- _WHAT IS BEING ASKED_
Write the material out again in full, word for word. Do not include the pictures.

- _DATA FOR THIS EXERCISE_
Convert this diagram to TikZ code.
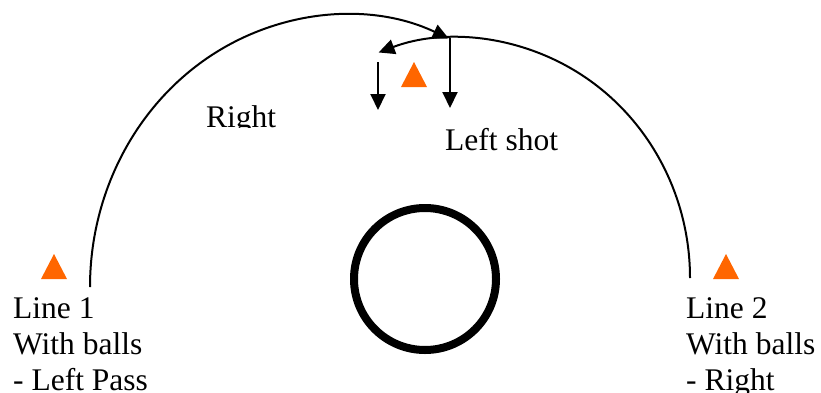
\documentclass[tikz,border=0pt]{standalone}
\usepackage{fontspec}
\setmainfont{Liberation Serif}
\usepackage{tikz}
\usetikzlibrary{arrows.meta}
\definecolor{coneorange}{HTML}{FF6600}
\newcommand{\cone}[1]{\fill[coneorange] (#1) ++(-13,0) -- ++(26,0) -- ++(-13,25) -- cycle;}

\begin{document}
\begin{tikzpicture}[
    x=1pt, y=1pt,
    >={Triangle[length=16pt, width=15pt]},
    pass/.style={->, line width=2pt},
    every node/.style={inner sep=0pt, font=\fontsize{31.5}{36}\selectfont}
]
\useasboundingbox (0,0) rectangle (821,392);
\coordinate (startone) at (90,105);
\coordinate (starttwo) at (690,114);
\coordinate (shotleft) at (378,330);
\coordinate (shotright) at (450,354);
\coordinate (dropleft) at (378,282);
\coordinate (dropright) at (450,284);

% the two runs round the circle
\draw[pass] (startone) arc[start angle=180, end angle=66, x radius=255pt, y radius=272pt];
\draw[pass] (starttwo) arc[start angle=0, end angle=110, x radius=232pt, y radius=240pt];
\draw[pass] (shotleft) -- (dropleft);
\draw[pass] (shotright) -- (dropright);

\draw[line width=8pt] (425,113) circle[radius=71pt];

\cone{54,113}
\cone{414,305}
\cone{726,113}

\begin{scope}
\clip (150,265) rectangle (330,300);
\node[anchor=base west] (rightlbl) at (206,265) {Right};
\end{scope}
\node[anchor=base west] (shotlbl) at (445,242) {Left shot};
% multi-line nodes sit on their last line
\node[anchor=base west, align=left] (lineone) at (13,2) {Line 1\\With balls\\- Left Pass};
\node[anchor=base west, align=left] (linetwo) at (686,2) {Line 2\\With balls\\- Right};
\end{tikzpicture}
\end{document}
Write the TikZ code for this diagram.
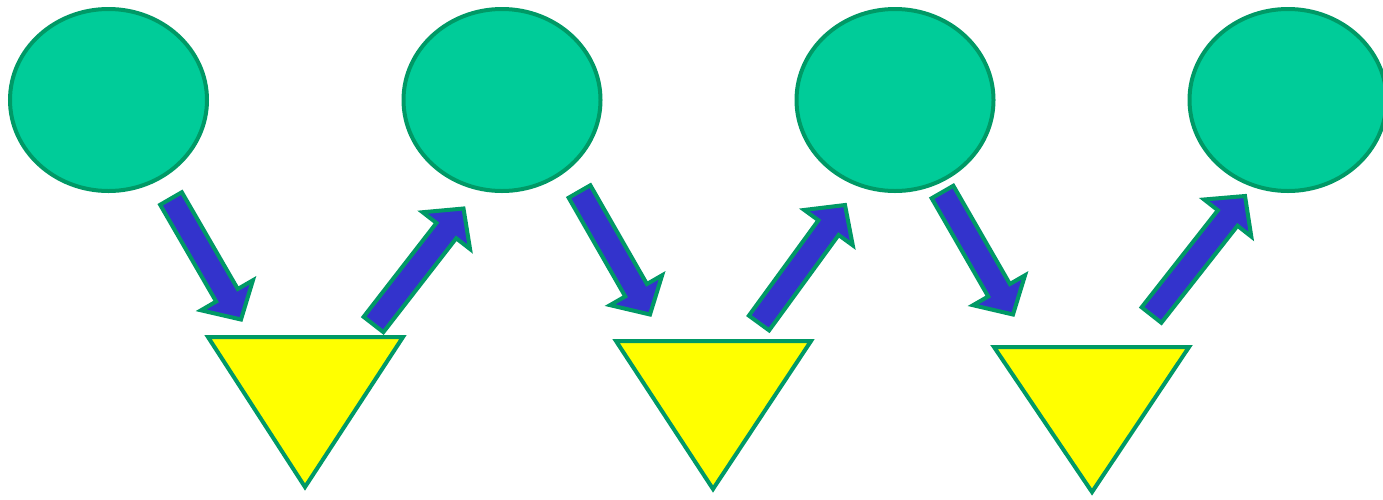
\documentclass[tikz,border=0pt]{standalone}
\usetikzlibrary{calc,shapes.geometric}
\definecolor{tealfill}{HTML}{00CC99}
\definecolor{tealline}{HTML}{009966}
\definecolor{arrowblue}{HTML}{3333CC}
\definecolor{triyellow}{HTML}{FFFF00}
\tikzset{
  blob/.style={ellipse, draw=tealline, fill=tealfill, line width=4pt, minimum width=197pt, minimum height=182pt, inner sep=0pt},
  tri/.style={draw=tealline, fill=triyellow, line width=4pt, line join=miter},
  barrow/.style={draw=tealline, fill=arrowblue, line width=4pt, line join=miter}
}
\newcommand{\blockarrow}[2]{%
  \coordinate (h) at ($(#2)!28pt!(#1)$);
  \draw[barrow] ($(#1)!12.5pt!90:(#2)$) -- ($(h)!12.5pt!90:(#2)$) -- ($(h)!30pt!90:(#2)$) -- (#2)
    -- ($(h)!30pt!-90:(#2)$) -- ($(h)!12.5pt!-90:(#2)$) -- ($(#1)!12.5pt!-90:(#2)$) -- cycle;}
\begin{document}
\begin{tikzpicture}[x=1pt,y=-1pt]
\useasboundingbox (0,0) rectangle (1383,499);
\clip (0,0) rectangle (1383,499);
% ellipses
\node[blob] (c1) at (108.5,100) {};
\node[blob] (c2) at (502,100) {};
\node[blob] (c3) at (895,100) {};
\node[blob] (c4) at (1288,100) {};
% triangles
\draw[tri] (208,337) coordinate (t1a) -- (403,337) coordinate (t1b) -- (305,487) coordinate (t1c) -- cycle;
\draw[tri] (616,341) coordinate (t2a) -- (811,341) coordinate (t2b) -- (713,489) coordinate (t2c) -- cycle;
\draw[tri] (994,347) coordinate (t3a) -- (1189,347) coordinate (t3b) -- (1092,492) coordinate (t3c) -- cycle;
% arrow end points
\coordinate (a1s) at (171,198.5); \coordinate (a1e) at (241,319.5);
\coordinate (a2s) at (373.5,324.5); \coordinate (a2e) at (463.5,208.5);
\coordinate (a3s) at (579.5,191.5); \coordinate (a3e) at (650,314.5);
\coordinate (a4s) at (759,323); \coordinate (a4e) at (845,205);
\coordinate (a5s) at (942.5,192); \coordinate (a5e) at (1013,314.5);
\coordinate (a6s) at (1151.5,315); \coordinate (a6e) at (1245,196);
\blockarrow{a1s}{a1e}
\blockarrow{a2s}{a2e}
\blockarrow{a3s}{a3e}
\blockarrow{a4s}{a4e}
\blockarrow{a5s}{a5e}
\blockarrow{a6s}{a6e}
\end{tikzpicture}
\end{document}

- _SOLUTION TO THIS EXERCISE_
Convert this diagram to TikZ code.
\documentclass[tikz,border=0pt]{standalone}
\usepackage{fontspec}
\setmainfont{Liberation Serif}
\usepackage{tikz}
\usetikzlibrary{arrows.meta}
\definecolor{coneorange}{HTML}{FF6600}
\newcommand{\cone}[1]{\fill[coneorange] (#1) ++(-13,0) -- ++(26,0) -- ++(-13,25) -- cycle;}

\begin{document}
\begin{tikzpicture}[
    x=1pt, y=1pt,
    >={Triangle[length=16pt, width=15pt]},
    pass/.style={->, line width=2pt},
    every node/.style={inner sep=0pt, font=\fontsize{31.5}{36}\selectfont}
]
\useasboundingbox (0,0) rectangle (821,392);
\coordinate (startone) at (90,105);
\coordinate (starttwo) at (690,114);
\coordinate (shotleft) at (378,330);
\coordinate (shotright) at (450,354);
\coordinate (dropleft) at (378,282);
\coordinate (dropright) at (450,284);

% the two runs round the circle
\draw[pass] (startone) arc[start angle=180, end angle=66, x radius=255pt, y radius=272pt];
\draw[pass] (starttwo) arc[start angle=0, end angle=110, x radius=232pt, y radius=240pt];
\draw[pass] (shotleft) -- (dropleft);
\draw[pass] (shotright) -- (dropright);

\draw[line width=8pt] (425,113) circle[radius=71pt];

\cone{54,113}
\cone{414,305}
\cone{726,113}

\begin{scope}
\clip (150,265) rectangle (330,300);
\node[anchor=base west] (rightlbl) at (206,265) {Right};
\end{scope}
\node[anchor=base west] (shotlbl) at (445,242) {Left shot};
% multi-line nodes sit on their last line
\node[anchor=base west, align=left] (lineone) at (13,2) {Line 1\\With balls\\- Left Pass};
\node[anchor=base west, align=left] (linetwo) at (686,2) {Line 2\\With balls\\- Right};
\end{tikzpicture}
\end{document}
Write the TikZ code for this diagram.
\documentclass[tikz,border=0pt]{standalone}
\usetikzlibrary{calc,shapes.geometric}
\definecolor{tealfill}{HTML}{00CC99}
\definecolor{tealline}{HTML}{009966}
\definecolor{arrowblue}{HTML}{3333CC}
\definecolor{triyellow}{HTML}{FFFF00}
\tikzset{
  blob/.style={ellipse, draw=tealline, fill=tealfill, line width=4pt, minimum width=197pt, minimum height=182pt, inner sep=0pt},
  tri/.style={draw=tealline, fill=triyellow, line width=4pt, line join=miter},
  barrow/.style={draw=tealline, fill=arrowblue, line width=4pt, line join=miter}
}
\newcommand{\blockarrow}[2]{%
  \coordinate (h) at ($(#2)!28pt!(#1)$);
  \draw[barrow] ($(#1)!12.5pt!90:(#2)$) -- ($(h)!12.5pt!90:(#2)$) -- ($(h)!30pt!90:(#2)$) -- (#2)
    -- ($(h)!30pt!-90:(#2)$) -- ($(h)!12.5pt!-90:(#2)$) -- ($(#1)!12.5pt!-90:(#2)$) -- cycle;}
\begin{document}
\begin{tikzpicture}[x=1pt,y=-1pt]
\useasboundingbox (0,0) rectangle (1383,499);
\clip (0,0) rectangle (1383,499);
% ellipses
\node[blob] (c1) at (108.5,100) {};
\node[blob] (c2) at (502,100) {};
\node[blob] (c3) at (895,100) {};
\node[blob] (c4) at (1288,100) {};
% triangles
\draw[tri] (208,337) coordinate (t1a) -- (403,337) coordinate (t1b) -- (305,487) coordinate (t1c) -- cycle;
\draw[tri] (616,341) coordinate (t2a) -- (811,341) coordinate (t2b) -- (713,489) coordinate (t2c) -- cycle;
\draw[tri] (994,347) coordinate (t3a) -- (1189,347) coordinate (t3b) -- (1092,492) coordinate (t3c) -- cycle;
% arrow end points
\coordinate (a1s) at (171,198.5); \coordinate (a1e) at (241,319.5);
\coordinate (a2s) at (373.5,324.5); \coordinate (a2e) at (463.5,208.5);
\coordinate (a3s) at (579.5,191.5); \coordinate (a3e) at (650,314.5);
\coordinate (a4s) at (759,323); \coordinate (a4e) at (845,205);
\coordinate (a5s) at (942.5,192); \coordinate (a5e) at (1013,314.5);
\coordinate (a6s) at (1151.5,315); \coordinate (a6e) at (1245,196);
\blockarrow{a1s}{a1e}
\blockarrow{a2s}{a2e}
\blockarrow{a3s}{a3e}
\blockarrow{a4s}{a4e}
\blockarrow{a5s}{a5e}
\blockarrow{a6s}{a6e}
\end{tikzpicture}
\end{document}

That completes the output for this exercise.